Proteins: Structure, Function and Genetics 40, 662-674,
Recurrent oligomers in proteins -- an optimal scheme reconciling
accurate and concise backbone representations in automated folding and
design studies
Cristian Micheletti, Flavio Seno and Amos Maritan
Link to online article.
ABSTRACT
A novel scheme is introduced to capture the spatial correlations of
consecutive amino acids in naturally occurring proteins. This
knowledge-based strategy is able to carry out optimally automated
subdivisions of protein fragments into classes of similarity. The goal
is to provide the minimal set of protein oligomers (termed ``oligons''
for brevity) that is able to represent any other fragment. At variance
with previous studies where recurrent local motifs were classified,
our concern is to provide simplified protein representations that have
been optimised for use in automated folding and/or design attempts.

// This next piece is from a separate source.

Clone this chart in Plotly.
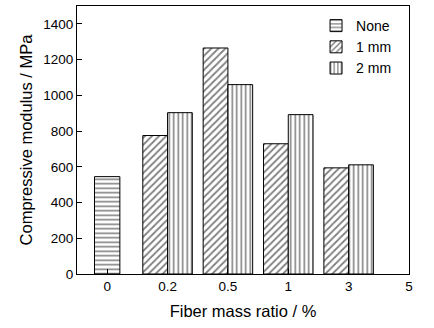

In
such contexts it is paramount to limit the number of degrees of
freedom per amino acid without incurring in loss of accuracy of
structural representations. The suggested method finds, by
construction, the optimal compromise between these needs. Several
possible oligon lengths are considered. It is shown that meaningful
classifications cannot be done for lengths greater than 6 or smaller
than 4. Different contexts are considered were oligons of length 5 or
6 are recommendable. With only a few dozen of oligons of such length,
virtually any protein can be reproduced within typical experimental
uncertainties. Structural data for the oligons is made publicly
available.